16 voti a favore e 13 contrari: il Senato dell’Uruguay ha approvato così la legge sul controllo e il regolamento della marijuana. Il Paese sarà il primo al mondo, quindi, a legalizzare la produzione, la vendita e il consumo di tale sostanza. Questa, insieme alle leggi per “la legalizzazione e la promozione dell’aborto, l’equiparazione legale delle unioni omosessuali con il matrimonio e la fecondazione artificiale in tutte le sue forme, sono leggi che faranno affondare la famiglia uruguaiana”, ha scritto nel suo blog il vescovo della diocesi di Minas, mons. Jaime Fuentes.
Nell’articolo segnalato all’agenzia Fides dalla Conferenza Episcopale uruguaiana, il presule afferma che l’alternativa a questo “suicidio” approvato dalla legge sta nell’impegno per la formazione delle giovani generazioni ai valori autentici, partendo dall’ambito familiare. Propone quindi lo slogan “Per la famiglia, tutto è poco”, che – spiega – “significa che è necessario moltiplicare le iniziative per aiutare le giovani coppie prima che arrivino le difficoltà”. “Molte coppie – sottolinea infatti il vescovo – non vogliono avere nulla a che fare con il ‘diritto’ di abortire i loro bambini o di coltivare marijuana” e “noi li dobbiamo sostenere con entusiasmo, in quanto sono nella prima linea di una guerra che dobbiamo vincere”.
La legge, informa Fides, consentirà alle persone di età superiore ai 18 anni la coltivazione domestica di cannabis fino a sei piante, con un massimo di 480 grammi di produzione annua.

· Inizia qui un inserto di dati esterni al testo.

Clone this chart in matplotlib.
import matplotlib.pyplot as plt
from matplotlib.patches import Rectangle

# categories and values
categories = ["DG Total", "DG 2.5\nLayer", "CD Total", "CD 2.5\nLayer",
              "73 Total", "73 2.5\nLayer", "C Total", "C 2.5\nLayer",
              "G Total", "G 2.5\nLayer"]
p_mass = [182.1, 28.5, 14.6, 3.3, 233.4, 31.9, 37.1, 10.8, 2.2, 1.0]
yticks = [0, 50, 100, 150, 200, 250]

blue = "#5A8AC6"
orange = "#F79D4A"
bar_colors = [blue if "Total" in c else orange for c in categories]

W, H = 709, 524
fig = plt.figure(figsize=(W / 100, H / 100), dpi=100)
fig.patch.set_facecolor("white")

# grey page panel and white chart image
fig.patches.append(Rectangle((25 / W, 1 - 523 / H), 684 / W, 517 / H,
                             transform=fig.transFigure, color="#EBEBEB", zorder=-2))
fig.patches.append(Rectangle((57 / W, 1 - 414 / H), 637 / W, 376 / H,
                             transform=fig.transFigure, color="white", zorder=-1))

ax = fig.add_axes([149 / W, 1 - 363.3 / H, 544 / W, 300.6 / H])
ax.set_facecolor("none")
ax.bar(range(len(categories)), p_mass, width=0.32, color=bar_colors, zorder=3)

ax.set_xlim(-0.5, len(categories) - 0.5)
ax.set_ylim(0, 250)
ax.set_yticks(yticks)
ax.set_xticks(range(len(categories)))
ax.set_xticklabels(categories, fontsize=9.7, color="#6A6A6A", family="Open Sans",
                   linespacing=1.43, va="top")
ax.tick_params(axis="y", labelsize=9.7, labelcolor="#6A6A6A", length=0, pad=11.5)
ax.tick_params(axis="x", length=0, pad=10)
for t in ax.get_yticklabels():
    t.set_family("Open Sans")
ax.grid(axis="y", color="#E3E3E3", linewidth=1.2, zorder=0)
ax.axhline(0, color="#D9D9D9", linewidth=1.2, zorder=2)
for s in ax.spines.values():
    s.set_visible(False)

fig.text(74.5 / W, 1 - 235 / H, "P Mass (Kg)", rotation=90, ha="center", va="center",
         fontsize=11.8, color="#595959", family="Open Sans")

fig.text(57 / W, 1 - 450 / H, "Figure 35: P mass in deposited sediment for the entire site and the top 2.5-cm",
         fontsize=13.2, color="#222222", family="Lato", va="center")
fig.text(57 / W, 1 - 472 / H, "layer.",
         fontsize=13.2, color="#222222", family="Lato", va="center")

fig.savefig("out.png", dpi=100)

Inoltre potrà essere coltivata da associazioni o cooperative, formate da 15 a 45 soci, con un massimo di 99 piante. La vendita avverrà nelle farmacie autorizzate: ogni compratore, che dovrà prima registrarsi in un registro obbligatorio, ne potrà acquistare un massimo di 40 grammi al mese. Ora manca solo la promulgazione del governo perché il progetto diventi legge.

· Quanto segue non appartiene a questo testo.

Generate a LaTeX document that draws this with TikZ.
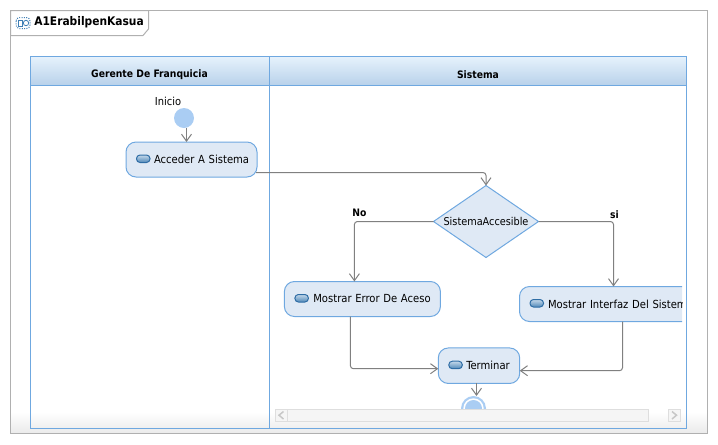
\documentclass[tikz,border=0pt]{standalone}
\usepackage{fontspec}
\setmainfont{DejaVu Sans Condensed}
\usetikzlibrary{arrows.meta,calc,shapes.geometric}
\def\u{0.75pt}
\definecolor{lanec}{HTML}{6FA8E0}
\definecolor{fillc}{HTML}{DFE9F5}
\definecolor{framec}{HTML}{B0B0B0}
\definecolor{edgec}{HTML}{808080}
\definecolor{dotc}{HTML}{AACDF3}
\definecolor{headt}{HTML}{E6F2FC}
\definecolor{headb}{HTML}{B8D1EA}
\definecolor{pillt}{HTML}{C4D8EA}
\definecolor{pillb}{HTML}{4F88B8}
\definecolor{pilld}{HTML}{2F6DA5}
\definecolor{iconc}{HTML}{3F7FB5}
\tikzset{
  activity/.style={draw=lanec,fill=fillc,line width=\u,rounded corners=10*\u,minimum height=35*\u,inner xsep=0pt,inner ysep=0pt,outer sep=0pt,font=\fontsize{8.35pt}{10pt}\selectfont,align=left},
  decision/.style={draw=lanec,fill=fillc,line width=\u,diamond,aspect=1.46,inner sep=0pt,outer sep=0pt,font=\fontsize{8.1pt}{10pt}\selectfont},
  edge/.style={draw=edgec,line width=\u,rounded corners=3*\u,-{Straight Barb[length=7*\u,width=10*\u,line width=\u]}},
  txt/.style={inner sep=0pt,font=\fontsize{8.25pt}{10pt}\selectfont},
  btxt/.style={inner sep=0pt,font=\fontsize{7.7pt}{10pt}\selectfont\bfseries},
  lane/.style={draw=lanec,line width=\u},
  sbar/.style={draw=black!13,fill=black!4,line width=\u},
  chev/.style={draw=black!22,line width=1.5*\u}
}
\newcommand{\pillat}[1]{%
  \shade[top color=pillt,bottom color=pillb,rounded corners=3.5*\u,draw=pilld,line width=\u]
    ($(#1.west)+(10.5,-4.5)$) rectangle ($(#1.west)+(24,3)$);
}
\begin{document}
\begin{tikzpicture}[x=\u,y=-\u]
\useasboundingbox (0,0) rectangle (718,444);
% frame
\shade[top color=white,bottom color=black!8] (10.5,412) rectangle (707.5,433);
\draw[framec,line width=\u] (10.5,10.5) rectangle (707.5,433);
\draw[framec,line width=\u,fill=white] (10.5,10.5) -- (148.5,10.5) -- (148.5,29) -- (143,35.5) -- (10.5,35.5) -- cycle;
\node[inner sep=0pt,anchor=west,font=\fontsize{8.9pt}{12pt}\selectfont\bfseries] (title) at (34,22.5) {A1ErabilpenKasua};
\draw[iconc,line width=\u,densely dotted,rounded corners=3.5*\u] (16,17.5) rectangle (30,28.5);
\draw[iconc,line width=0.8*\u] (18.5,20.5) rectangle (22.5,26);
\draw[iconc,line width=0.8*\u] (26,23) circle[radius=2.7];
% lanes
\shade[top color=headt,bottom color=headb] (30.5,56.5) rectangle (686.5,85.5);
\draw[lane] (30.5,56.5) rectangle (686.5,428.5);
\draw[lane] (30.5,85.5) -- (686.5,85.5);
\draw[lane] (269.5,56.5) -- (269.5,428.5);
\node[btxt] (h1) at (149.5,75) {Gerente De Franquicia};
\node[btxt] (h2) at (478,75) {Sistema};
% nodes
\node[txt] (inicio) at (168,101) {Inicio};
\node[circle,fill=dotc,minimum size=20*\u,inner sep=0pt,outer sep=0pt] (start) at (184,118) {};
\node[activity,minimum width=131*\u,text width=131*\u] (acc) at (191.5,159.5) {\hspace*{21pt}Acceder A Sistema};
\pillat{acc}
\node[decision,minimum width=105*\u,minimum height=72*\u] (dec) at (486,221.5) {SistemaAccesible};
\node[activity,minimum width=156*\u,text width=156*\u] (err) at (362.4,299) {\hspace*{21.7pt}Mostrar Error De Aceso};
\pillat{err}
\begin{scope}
\clip (500,270) rectangle (682,330);
\node[activity,minimum width=190*\u,text width=190*\u] (int) at (614.5,304) {\hspace*{21.4pt}Mostrar Interfaz Del Sistema};
\pillat{int}
\end{scope}
\node[activity,minimum width=81.4*\u,minimum height=35.5*\u,text width=81.4*\u] (term) at (479,365.7) {\hspace*{21pt}Terminar};
\pillat{term}
\node[circle,fill=dotc,minimum size=25*\u,inner sep=0pt,outer sep=0pt] (final) at (473.5,408.5) {};
\fill[white] (final.center) circle[radius=10.2];
\fill[dotc] (final.center) circle[radius=8.5];
% scrollbar
\draw[sbar] (287.5,409.5) rectangle (648.5,421);
\draw[sbar] (275.5,409.5) rectangle (287.5,421);
\draw[sbar] (668,409.5) rectangle (680,421);
\draw[chev] (283.5,411.5) -- (279,415.2) -- (283.5,419);
\draw[chev] (672,411.5) -- (676.5,415.2) -- (672,419);
% connectors
\coordinate (s1) at ($(acc.north)+(-5,0)$);
\draw[edge] (s1 |- start.south) -- (s1);
\draw[edge] ($(acc.east)+(-1,13)$) -| (dec.north);
\draw[edge] (dec.west) -| ($(err.north)+(-8,0)$);
\node[btxt] (lno) at (359.5,212.5) {No};
\draw[edge] (dec.east) -| ($(int.north)+(-1,0)$);
\node[btxt] (lsi) at (614.5,214.5) {si};
\draw[edge] ($(err.south)+(-12,0)$) |- ($(term.west)+(0,3)$);
\draw[edge] ($(int.south)+(8,0)$) |- ($(term.east)+(0,5)$);
\coordinate (s2) at ($(term.south)+(-2.5,0)$);
\draw[edge] (s2) -- (s2 |- final.north);
\end{tikzpicture}
\end{document}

Tra le reazioni internazionali alla norma da poco approvata, la più energica è stata quella dell’UNODC, l’ufficio Onu contro la droga e il crimine, secondo il quale – riferisce l’agenzia Misna – la legge “viola la Convenzione del 1961 sui narcotici” che Montevideo ha sottoscritto e che contempla l’uso della marijuana solo a fini medici e scientifici. Il capo della Giunta internazionale per il controllo degli stupefacenti, Raymond Yans, si è detto “sorpreso” che il governo del Presidente José ‘Pepe’ Mujica “abbia deciso liberamente” di ignorare le disposizioni del trattato in questione, esortandolo a rispettarle. A fargli eco, il portavoce dell’UNODC, che ha osservato: “E’ increscioso che in un momento in cui il mondo è immerso in una continua discussione sul problema mondiale delle droghe, l’Uruguay agisca prima della sessione speciale dell’Assemblea generale dell’Onu prevista per il 2016”.

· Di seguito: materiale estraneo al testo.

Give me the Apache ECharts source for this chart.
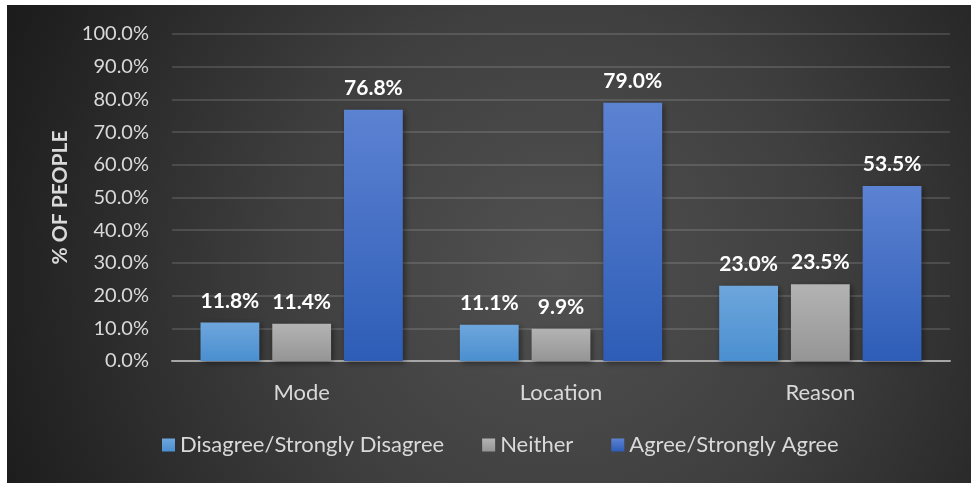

Dure dichiarazioni anche da parte degli degli Stati Uniti. “Dipende dal popolo dell’Uruguay decidere quali politiche sulle droghe sono le più appropriate ma come qualsiasi altro Paese l’Uruguay ha l’obbligo di rispettare i suoi impegni internazionali” ha rimarcato il Dipartimento di Stato in una nota diffusa nei giorni scorsi. Persino il Paraguay – da cui peraltro proviene la stragrande maggioranza della cannabis consumata in Uruguay e nella vicina Argentina – ha criticato il suo socio nel Mercosur (Mercato comune sudamericano), attraverso le affermazioni del ministro della Segreteria nazionale antidroghe (Senad), Luis Rojas, che ha detto: “Legalizzando la marijuana in Uruguay sotto il presunto controllo dello Stato consoliderà la tendenza all’aumento del consumo di questa e altre droghe e stimolerà l’importazione clandestina dal Paraguay, la cui erba è una delle migliori e meno costose”.